EXERCISE GOAL:
Retype the records below from their first line through the line holding "for g, a, b, c, d, e, f", including both ends and no pictures.
____
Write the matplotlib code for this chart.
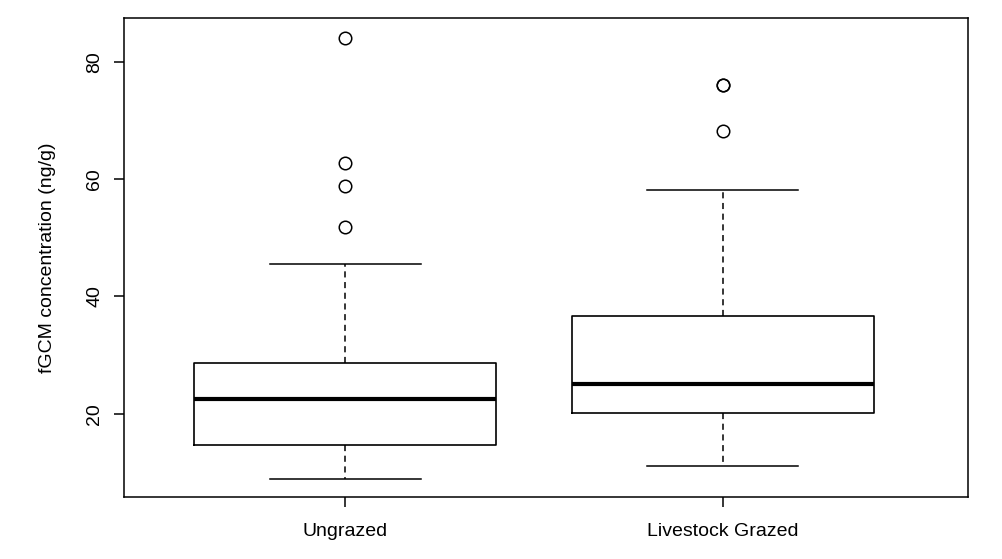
import matplotlib
matplotlib.use("Agg")
import matplotlib.pyplot as plt

plt.rcParams['font.family'] = ['Liberation Sans', 'DejaVu Sans']

groups = ["Ungrazed", "Livestock Grazed"]
whislo = [8.9, 11.1]
q1 = [14.7, 20.2]
med = [22.6, 25.1]
q3 = [28.7, 36.6]
whishi = [45.6, 58.1]
fliers = [[51.8, 58.8, 62.7, 84.1], [68.2, 76.1, 76.1]]

stats = [dict(label=g, whislo=a, q1=b, med=c, q3=d, whishi=e, fliers=f)
         for g, a, b, c, d, e, f in zip(groups, whislo, q1, med, q3, whishi, fliers)]

fig = plt.figure(figsize=(10.02, 5.59), dpi=100)
ax = fig.add_axes([124/1002, 62/559, 844/1002, 479/559])
ax.bxp(stats, positions=[1, 2], widths=0.8,
       boxprops=dict(color='black', linewidth=1.2),
       medianprops=dict(color='black', linewidth=3),
       whiskerprops=dict(color='black', linewidth=1.1, linestyle=(0, (4, 3))),
       capprops=dict(color='black', linewidth=1.1),
       capwidths=0.4,
       flierprops=dict(marker='o', markerfacecolor='none', markeredgecolor='black',
                       markersize=9, markeredgewidth=1.1))
ax.set_xlim(0.414, 2.65)
ax.set_ylim(5.8, 87.5)
ax.set_yticks([20, 40, 60, 80])
ax.set_yticklabels(['20', '40', '60', '80'], rotation=90, va='center')
ax.set_xticks([1, 2])
ax.set_xticklabels(groups)
ax.tick_params(labelsize=14, length=7, width=1.1)
ax.tick_params(axis='x', pad=12)
ax.tick_params(axis='y', pad=8)
ax.set_ylabel("fGCM concentration (ng/g)", fontsize=14, labelpad=22)
for s in ax.spines.values():
    s.set_linewidth(1.1)
fig.savefig("out.png", dpi=100)
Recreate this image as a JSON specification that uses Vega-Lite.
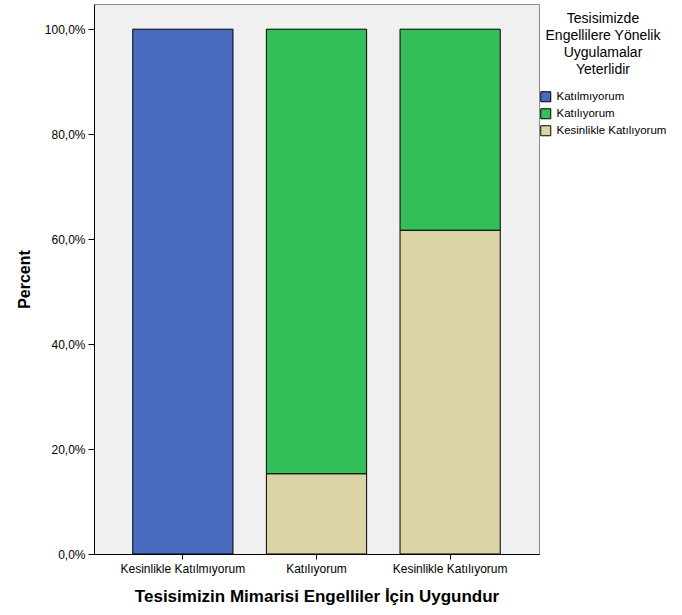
____
TASK OUTPUT:
Write the matplotlib code for this chart.
import matplotlib
matplotlib.use("Agg")
import matplotlib.pyplot as plt

plt.rcParams['font.family'] = ['Liberation Sans', 'DejaVu Sans']

groups = ["Ungrazed", "Livestock Grazed"]
whislo = [8.9, 11.1]
q1 = [14.7, 20.2]
med = [22.6, 25.1]
q3 = [28.7, 36.6]
whishi = [45.6, 58.1]
fliers = [[51.8, 58.8, 62.7, 84.1], [68.2, 76.1, 76.1]]

stats = [dict(label=g, whislo=a, q1=b, med=c, q3=d, whishi=e, fliers=f)
         for g, a, b, c, d, e, f in zip(groups, whislo, q1, med, q3, whishi, fliers)]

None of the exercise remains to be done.